The study also includes co-author Matthew Brown from the University of Birmingham.
The thermosphere naturally contracts and expands in response to the sun’s 11-year activity cycle. During periods of low solar activity, the Earth’s outer atmosphere cools and contracts before expanding again during solar maximum.
In the 1990s, scientists wondered how greenhouse gases might affect the thermosphere. Early models suggested that while these gases trap heat in the lower atmosphere, they radiate heat at higher altitudes, cooling the thermosphere. This cooling, they predicted, would cause the thermosphere to shrink, reducing atmospheric density at high altitudes.
In recent years, scientists have measured changes in drag on satellites, providing evidence that the thermosphere is contracting in response to factors beyond the sun’s natural cycle.
“The sky is literally falling, but at a rate that spans decades,” says Parker. “We can see this by how drag on satellites is changing.”
The MIT team explored how these changes might affect the number of satellites that can safely operate in Earth’s orbit. There are currently over 10,000 satellites in low Earth orbit—an area extending up to 1,200 miles (2,000 kilometers) above the Earth’s surface. These satellites provide vital services like internet, communications, navigation, weather forecasting, and banking. With the recent explosion in satellite launches, operators now perform regular collision-avoidance maneuvers to maintain safety. When collisions occur, debris can linger in orbit for decades or longer, heightening the risk of further collisions.
“More satellites have been launched in the last five years than in the preceding 60 years combined,” Parker says. “One of the key things we’re trying to understand is whether the path we’re on today is sustainable.”
In their study, the researchers simulated different greenhouse gas emissions scenarios over the next century to evaluate their impacts on atmospheric density and drag. For each altitude range, they modeled orbital dynamics and the risk of satellite collisions based on the number of objects present. This approach helped identify the “carrying capacity” of low Earth orbit, a term typically used in ecology to describe how many individuals an ecosystem can support.
“We’re translating the concept of carrying capacity to this space sustainability problem to understand how many satellites low Earth orbit can sustain,” Parker explains.
The team compared several emissions scenarios: one in which greenhouse gas concentrations remain at 2000 levels, and others based on future projections from the IPCC’s Shared Socioeconomic Pathways (SSPs). They found that increasing emissions would significantly reduce the capacity of low Earth orbit.

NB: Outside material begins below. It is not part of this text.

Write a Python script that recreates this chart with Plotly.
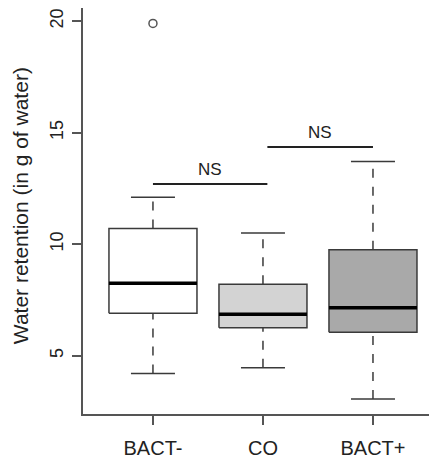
import plotly.graph_objects as go

# group summary statistics
groups = ["BACT-", "CO", "BACT+"]
lower_whisker = [4.2, 4.45, 3.05]
q1 = [6.9, 6.25, 6.05]
median = [8.25, 6.85, 7.15]
q3 = [10.7, 8.2, 9.75]
upper_whisker = [12.1, 10.5, 13.7]

outlier_group = ["BACT-"]
outlier_value = [19.9]

# significance brackets (x in group-position units)
bracket_x0 = [1.0, 2.04]
bracket_x1 = [2.04, 3.0]
bracket_y = [12.7, 14.35]
bracket_text = ["NS", "NS"]

fill_colors = ["#ffffff", "#d3d3d3", "#a9a9a9"]
edge = "#3a3a3a"
half_box = 0.4
half_cap = 0.2

fig = go.Figure()
positions = list(range(1, len(groups) + 1))

for i, pos in enumerate(positions):
    # whiskers (dashed)
    for lo, hi in [(q3[i], upper_whisker[i]), (lower_whisker[i], q1[i])]:
        fig.add_trace(go.Scatter(x=[pos, pos], y=[lo, hi], mode="lines",
                                 line=dict(color=edge, width=1.5, dash="dash"),
                                 hoverinfo="skip", showlegend=False))
    # caps
    for v in (lower_whisker[i], upper_whisker[i]):
        fig.add_trace(go.Scatter(x=[pos - half_cap, pos + half_cap], y=[v, v], mode="lines",
                                 line=dict(color=edge, width=1.5),
                                 hoverinfo="skip", showlegend=False))
    # box body
    fig.add_trace(go.Scatter(
        x=[pos - half_box, pos + half_box, pos + half_box, pos - half_box, pos - half_box],
        y=[q1[i], q1[i], q3[i], q3[i], q1[i]],
        mode="lines", fill="toself", fillcolor=fill_colors[i],
        line=dict(color=edge, width=1.5), hoverinfo="skip", showlegend=False))
    # median
    fig.add_trace(go.Scatter(x=[pos - half_box, pos + half_box], y=[median[i], median[i]],
                             mode="lines", line=dict(color="#000000", width=3.5),
                             hoverinfo="skip", showlegend=False))

# outliers
fig.add_trace(go.Scatter(
    x=[positions[groups.index(g)] for g in outlier_group], y=outlier_value,
    mode="markers", marker=dict(symbol="circle-open", size=8, color="#555555",
                                line=dict(width=1.5)),
    hoverinfo="skip", showlegend=False))

# NS brackets
for x0, x1, y, t in zip(bracket_x0, bracket_x1, bracket_y, bracket_text):
    fig.add_trace(go.Scatter(x=[x0, x1], y=[y, y], mode="lines",
                             line=dict(color="#222222", width=2),
                             hoverinfo="skip", showlegend=False))
    fig.add_annotation(x=(x0 + x1) / 2, y=y, text=t, showarrow=False,
                       yanchor="bottom", yshift=3,
                       font=dict(size=17, color="#222222"))

# y axis title placed as a rotated annotation so it sits further left
fig.add_annotation(xref="paper", yref="paper", x=0, y=0.512, xshift=-63,
                   xanchor="center", yanchor="middle", textangle=-90,
                   text="Water retention (in g of water)", showarrow=False,
                   font=dict(size=21, color="#222222"))

axis_style = dict(showline=True, linecolor="#555555", linewidth=1.5,
                  ticks="outside", ticklen=9, tickwidth=1.5, tickcolor="#555555",
                  showgrid=False, zeroline=False, mirror=False, automargin=False,
                  ticklabeloverflow="allow")

# page body has an 8px margin, so the figure is sized to fit the window
fig.update_layout(
    width=429, height=450,
    margin=dict(l=75, r=0, t=0, b=44),
    plot_bgcolor="white", paper_bgcolor="white",
    font=dict(family="Liberation Sans, Arial, sans-serif", size=20, color="#222222"),
    xaxis=dict(range=[0.364, 3.582], tickvals=positions, ticktext=groups,
               ticklabelstandoff=6, **axis_style),
    yaxis=dict(range=[2.38, 20.59], tickvals=[5, 10, 15, 20], tickangle=-90,
               tickfont=dict(size=18), ticklabelstandoff=2, **axis_style),
)

fig.write_html("out.html")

By the end of the century, the team predicts that the number of satellites safely accommodated in altitudes between 200 and 1,000 kilometers could decline by 50-66 percent compared to a scenario where emissions remain at 2000 levels. If satellite capacity is exceeded in any region, the researchers anticipate a “runaway instability,” where a cascade of collisions would generate so much debris that satellites could no longer operate there.
Although these predictions extend to 2100, some regions are already nearing capacity, especially those occupied by recent “megaconstellations” like SpaceX’s Starlink, which consists of thousands of small internet satellites.
“The megaconstellation is a new trend, and we’re showing that because of climate change, we’re going to have a reduced capacity in orbit,” Linares says. “In local regions, we’re already approaching this capacity.”
“We rely on the atmosphere to clean up our debris,” Parker adds. “If the atmosphere is changing, the debris environment will change as well. Our study shows that the long-term outlook for orbital debris depends critically on curbing greenhouse gas emissions.”
This research is supported, in part, by the U.S. National Science Foundation, the U.S. Air Force, and the U.K. Natural Environment Research Council.”